How many times I promised to myself not to take more than a project a day? Didn’t Nietzsche say that his books have to be read into a cow’s mode? And he was not hinting to cows pollution of the air, he was asking for mental rumination: let’s the things settle down, think about what you have read, done, seen or meditate. Yeah! the hell is paved with peonies and smells sulphur. So naturally that afternoon things became tougher. I didn’t know that I will have a date with the Lady Fear. Sheer fear mixed with pure beauty. So, I joined a group, again the doyen but not the only veteran and straight we made for the Valle de la Luna! Moon here and moon there but have you been on Mars? If not I can tell you that scientists believe that the Atacama surface is very much akin to that of Mars. You realize the economy by going into this blessed desert at discount price instead of landing on the Red Planet after astronomic expense!. Medium high ragged hills dressed in great ochre, red and violet mix bordered, a
kind of open circle, a wide, more or less flat, arena. UFO could land there lightly.
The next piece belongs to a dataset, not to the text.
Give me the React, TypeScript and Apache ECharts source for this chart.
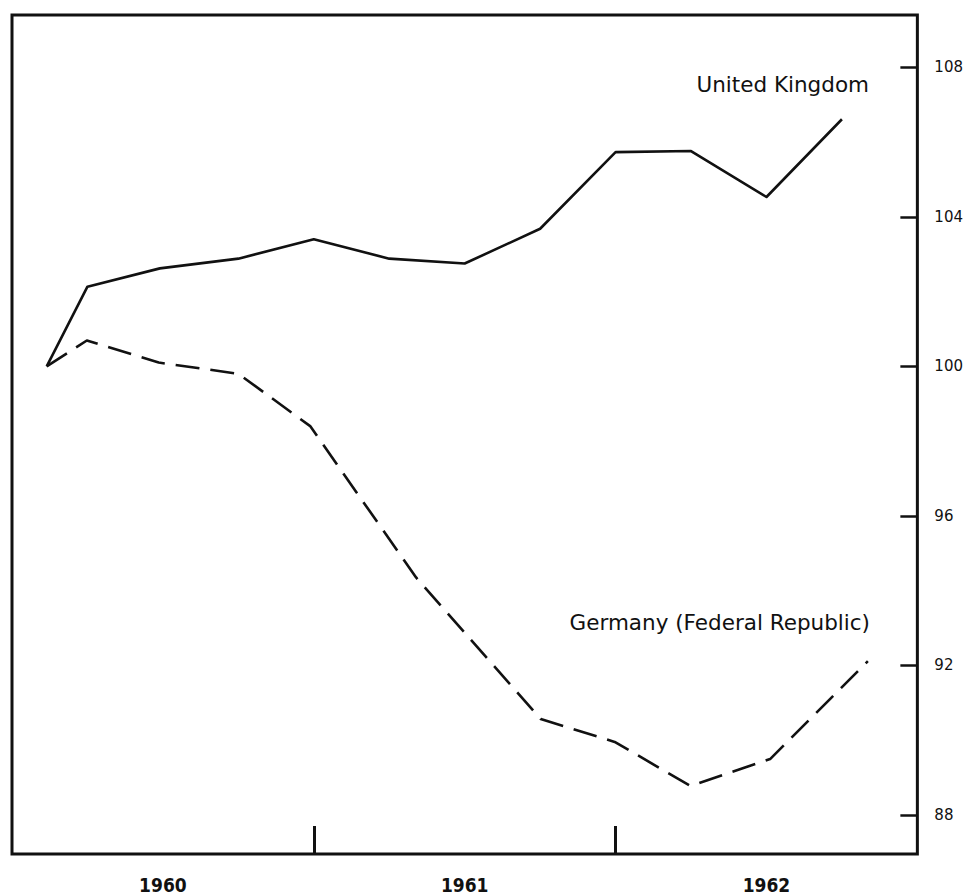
import React, { useEffect, useRef } from "react";
import * as echarts from "echarts";

// Quarterly index, base = 100 (x in fractional years)
const ukDates = [1960.115, 1960.25, 1960.49, 1960.75, 1961.0, 1961.25, 1961.5, 1961.75, 1962.0, 1962.25, 1962.5, 1962.75];
const ukValues = [100, 102.13, 102.62, 102.88, 103.4, 102.88, 102.75, 103.68, 105.73, 105.76, 104.53, 106.61];

const deDates = [1960.115, 1960.248, 1960.486, 1960.75, 1960.988, 1961.339, 1961.752, 1961.997, 1962.248, 1962.512, 1962.836];
const deValues = [100, 100.69, 100.1, 99.8, 98.4, 94.35, 90.56, 89.95, 88.77, 89.49, 92.11];

const yTicks = [88, 92, 96, 100, 104, 108];
const yearBoundaries = [1961, 1962];
const yearLabelPositions = [1960.5, 1961.5, 1962.5];
const yearLabels = ["1960", "1961", "1962"];

const seriesNames = ["United Kingdom", "Germany (Federal Republic)"];

const INK = "#111111";

export default function App() {
  const ref = useRef<HTMLDivElement>(null);

  useEffect(() => {
    if (!ref.current) return;
    const chart = echarts.init(ref.current, null, { renderer: "svg" });
    const uk = ukDates.map((d, i) => [d, ukValues[i]]);
    const de = deDates.map((d, i) => [d, deValues[i]]);

    chart.setOption({
      animation: false,
      backgroundColor: "#ffffff",
      grid: {
        left: 12,
        right: 45.5,
        top: 15,
        bottom: 36,
        show: true,
        borderColor: INK,
        borderWidth: 3,
        backgroundColor: "transparent",
      },
      xAxis: {
        type: "value",
        min: 1960,
        max: 1963,
        splitLine: { show: false },
        axisLine: { show: false },
        axisTick: {
          show: true,
          inside: true,
          length: 28,
          customValues: yearBoundaries,
          lineStyle: { color: INK, width: 3 },
        },
        axisLabel: {
          show: true,
          customValues: yearLabelPositions,
          formatter: (v: number) => {
            const idx = yearLabelPositions.findIndex((p) => Math.abs(p - v) < 1e-6);
            return idx >= 0 ? yearLabels[idx] : "";
          },
          margin: 21,
          color: INK,
          fontFamily: "'Liberation Sans Narrow', 'DejaVu Sans Condensed', sans-serif",
          fontWeight: "bold",
          fontSize: 19,
        },
      },
      yAxis: {
        type: "value",
        position: "right",
        min: 86.95,
        max: 109.4,
        splitLine: { show: false },
        axisLine: { show: false },
        axisTick: {
          show: true,
          inside: true,
          length: 17,
          customValues: yTicks,
          lineStyle: { color: INK, width: 2.5 },
        },
        axisLabel: {
          show: true,
          customValues: yTicks,
          margin: 17,
          color: INK,
          fontFamily: "'DejaVu Sans', sans-serif",
          fontSize: 15,
        },
      },
      series: [
        {
          name: seriesNames[0],
          type: "line",
          data: uk,
          symbol: "none",
          lineStyle: { color: INK, width: 2.6, join: "round" },
        },
        {
          name: seriesNames[1],
          type: "line",
          data: de,
          symbol: "none",
          lineStyle: { color: INK, width: 2.6, type: [24, 11], join: "round" },
        },
      ],
      graphic: [
        {
          type: "text",
          x: 869,
          y: 84,
          style: {
            text: seriesNames[0],
            fill: INK,
            font: "21.5px 'DejaVu Sans', sans-serif",
            textAlign: "right",
            textVerticalAlign: "middle",
          },
        },
        {
          type: "text",
          x: 870,
          y: 622,
          style: {
            text: seriesNames[1],
            fill: INK,
            font: "21.5px 'DejaVu Sans', sans-serif",
            textAlign: "right",
            textVerticalAlign: "middle",
          },
        },
      ],
    });

    return () => chart.dispose();
  }, []);

  return (
    <div
      ref={ref}
      style={{ position: "absolute", left: 0, top: 0, width: 966, height: 894 }}
    />
  );
}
The guide after giving us a little speech upon the geological background of this gem so to say (the view is stupendous) encouraged us to climb the stiff slope and admire from the top of the ridge the glorious landscape. The ensemble was built up of felsic magma ( I just learned the word) producing amazing rounded shapes, but also a lot of spikes, and nasty cracks and altogether the whole hill seemed ready to crumble and fall apart in endless little flakes. Primitive man, sorry to call him like this, Mr. Neanderthal I mean, used probably these natural blades to shave if he would be caught by the envy to get a date. As you see I was ruminating full steam. Especially I was afraid that my ankles, will refuse the climb and that I will miserably slither possibly on the way up and certainly on the way down. Multiples fractures were looming. Nothing happened, God or probably you were with me but I felt le embarrassed. From there we went without hesitation into the Valle de la Muerte.I see that the locals have the knack for ludicrous appellations. Assurance took hold of me again, we moved through a narrow and dramatic canyon on an even path, here the yellow was the dominant hue, under arches of precariously hanging rocks. The guide told us that no rock fell during his life time but nothing is fool proof. And can you trust people? What it was sure was that not rock fell on him! However, I start to feel cocky, they were not going to fell NOW on me who I already crossed the more famous Death Valley of Nevada. Hope makes live… The guide told us about deserted mines and meekly proposed to plunge within an underground tunnel, once belonging to a salt mine, bowel of sorts, a kind of winding channel to reach the main dug out cave and from there to climb up a narrow burrow and eventually came out alive on the plateau above. It sounded heroically and there were many young
girls in the group. So, in I went through the smooth and dark sand devilishly narrow winding tunnel with doggy determination and great speed till a sequence of nasty apnoeas and madly claustrophobic anguish pinned me on the knees somewhere in the middle of the conduit. Everybody passed me by and I had to crawl crestfallen back to the entrance. Second defeat? Who cares? There I shamelessly enjoyed the light of life together with the guide’s explication about the singing rocks. Stones containing lots of salt expanding in the day under the sun heat produce at night time while shrinking a creepy sound, kind of a squeak…You are free to pass the night in the desert, enjoy the boreal sky and the stony whine…We went to a sunset picnic on the mirador of Kari a kind of plateau that
hangs over the Moon Valley, had music made by a lovely group of Argentinean youth, followed the erotic manoeuvres of a Chinese lady to get the attention of the good looking guide, and sunk in the dark violet consistence of the ethereal pair less, silky surrounding. Night was coming… All these delicate perceptions, concomitantly apprehended and processed, concurred to soothe my humour and to make me happy with what I got. Wise attitude, tomorrow I will do better.